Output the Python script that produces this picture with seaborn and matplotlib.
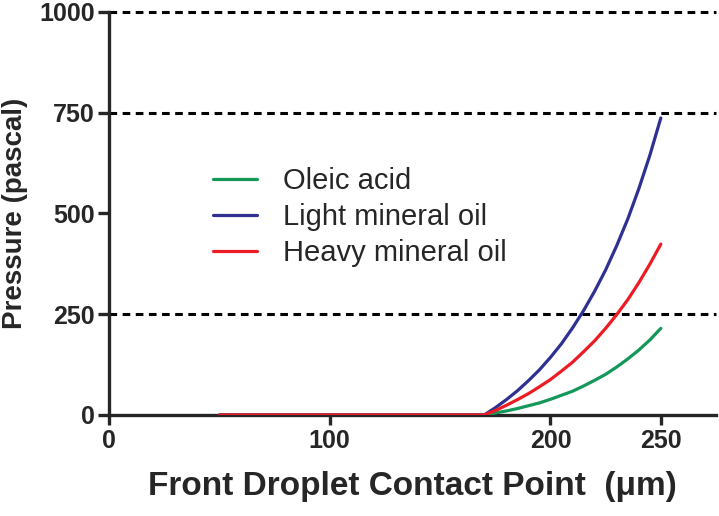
import pandas as pd
import matplotlib
matplotlib.use('Agg')
import matplotlib.pyplot as plt
import seaborn as sns

# valores (posição x em µm, pressão em Pa)
x_pos = [50, 170, 175, 180, 185, 190, 195, 200, 205, 210, 215, 220, 225, 230, 235, 240, 245, 250]
oleic = [0, 0, 5, 10, 16, 23, 30, 39, 49, 59, 72, 86, 101, 119, 139, 161, 186, 215]
light = [0, 0, 18, 38, 60, 85, 112, 143, 177, 216, 259, 307, 360, 420, 486, 561, 644, 737]
heavy = [0, 0, 11, 24, 38, 53, 70, 88, 109, 131, 157, 184, 215, 249, 286, 328, 374, 424]
series_names = ['Oleic acid', 'Light mineral oil', 'Heavy mineral oil']
cores = ['#13985a', '#2e3192', '#ed1c24']
y_ticks = [0, 250, 500, 750, 1000]
x_ticks = [0, 100, 200, 250]
grid_y = [250, 750, 1000]

df = pd.DataFrame({
    'x': x_pos * 3,
    'p': oleic + light + heavy,
    'fluido': [series_names[0]] * len(x_pos) + [series_names[1]] * len(x_pos) + [series_names[2]] * len(x_pos),
})

sns.set_style('ticks')
plt.rcParams['font.family'] = ['Liberation Sans', 'DejaVu Sans']

fig = plt.figure(figsize=(7.19, 5.16), dpi=100)
ax = fig.add_axes([109 / 719, 101 / 516, 607 / 719, 403 / 516])

# linhas tracejadas horizontais
for g in grid_y:
    ax.axhline(g, color='black', lw=2.2, ls=(0, (2.5, 1.8)), zorder=1, clip_on=False)

sns.lineplot(data=df, x='x', y='p', hue='fluido', hue_order=series_names,
             palette=cores, lw=2.3, ax=ax, zorder=3, legend=True)

ax.set_xlim(0, 275)
ax.set_ylim(0, 1000)
ax.set_xticks(x_ticks)
ax.set_yticks(y_ticks)
for s in ['top', 'right']:
    ax.spines[s].set_visible(False)
for s in ['left', 'bottom']:
    ax.spines[s].set_linewidth(2.4)
ax.spines['left'].set_zorder(4)
ax.tick_params(axis='y', length=8, width=2.4, labelsize=18, pad=2)
ax.tick_params(axis='x', length=7, width=2.4, labelsize=18, pad=3)
for lab in ax.get_xticklabels() + ax.get_yticklabels():
    lab.set_fontweight('bold')

ax.set_xlabel('Front Droplet Contact Point  (μm)', fontsize=24, fontweight='bold', labelpad=13)
ax.set_ylabel('Pressure (pascal)', fontsize=20, fontweight='bold', labelpad=8)

ax.legend(loc='upper left', bbox_to_anchor=(0.171, 0.615), frameon=False,
          fontsize=21, handlelength=1.5, handletextpad=0.9, labelspacing=0.27,
          borderpad=0, borderaxespad=0)
for ln in ax.get_legend().get_lines():
    ln.set_linewidth(2.3)

fig.savefig('out.png', dpi=100)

== == ==

Problem
What is needed is an exact reproduction of the data, pictures excluded.

Exercise solution
Output the Python script that produces this picture with seaborn and matplotlib.
import pandas as pd
import matplotlib
matplotlib.use('Agg')
import matplotlib.pyplot as plt
import seaborn as sns

# valores (posição x em µm, pressão em Pa)
x_pos = [50, 170, 175, 180, 185, 190, 195, 200, 205, 210, 215, 220, 225, 230, 235, 240, 245, 250]
oleic = [0, 0, 5, 10, 16, 23, 30, 39, 49, 59, 72, 86, 101, 119, 139, 161, 186, 215]
light = [0, 0, 18, 38, 60, 85, 112, 143, 177, 216, 259, 307, 360, 420, 486, 561, 644, 737]
heavy = [0, 0, 11, 24, 38, 53, 70, 88, 109, 131, 157, 184, 215, 249, 286, 328, 374, 424]
series_names = ['Oleic acid', 'Light mineral oil', 'Heavy mineral oil']
cores = ['#13985a', '#2e3192', '#ed1c24']
y_ticks = [0, 250, 500, 750, 1000]
x_ticks = [0, 100, 200, 250]
grid_y = [250, 750, 1000]

df = pd.DataFrame({
    'x': x_pos * 3,
    'p': oleic + light + heavy,
    'fluido': [series_names[0]] * len(x_pos) + [series_names[1]] * len(x_pos) + [series_names[2]] * len(x_pos),
})

sns.set_style('ticks')
plt.rcParams['font.family'] = ['Liberation Sans', 'DejaVu Sans']

fig = plt.figure(figsize=(7.19, 5.16), dpi=100)
ax = fig.add_axes([109 / 719, 101 / 516, 607 / 719, 403 / 516])

# linhas tracejadas horizontais
for g in grid_y:
    ax.axhline(g, color='black', lw=2.2, ls=(0, (2.5, 1.8)), zorder=1, clip_on=False)

sns.lineplot(data=df, x='x', y='p', hue='fluido', hue_order=series_names,
             palette=cores, lw=2.3, ax=ax, zorder=3, legend=True)

ax.set_xlim(0, 275)
ax.set_ylim(0, 1000)
ax.set_xticks(x_ticks)
ax.set_yticks(y_ticks)
for s in ['top', 'right']:
    ax.spines[s].set_visible(False)
for s in ['left', 'bottom']:
    ax.spines[s].set_linewidth(2.4)
ax.spines['left'].set_zorder(4)
ax.tick_params(axis='y', length=8, width=2.4, labelsize=18, pad=2)
ax.tick_params(axis='x', length=7, width=2.4, labelsize=18, pad=3)
for lab in ax.get_xticklabels() + ax.get_yticklabels():
    lab.set_fontweight('bold')

ax.set_xlabel('Front Droplet Contact Point  (μm)', fontsize=24, fontweight='bold', labelpad=13)
ax.set_ylabel('Pressure (pascal)', fontsize=20, fontweight='bold', labelpad=8)

ax.legend(loc='upper left', bbox_to_anchor=(0.171, 0.615), frameon=False,
          fontsize=21, handlelength=1.5, handletextpad=0.9, labelspacing=0.27,
          borderpad=0, borderaxespad=0)
for ln in ax.get_legend().get_lines():
    ln.set_linewidth(2.3)

fig.savefig('out.png', dpi=100)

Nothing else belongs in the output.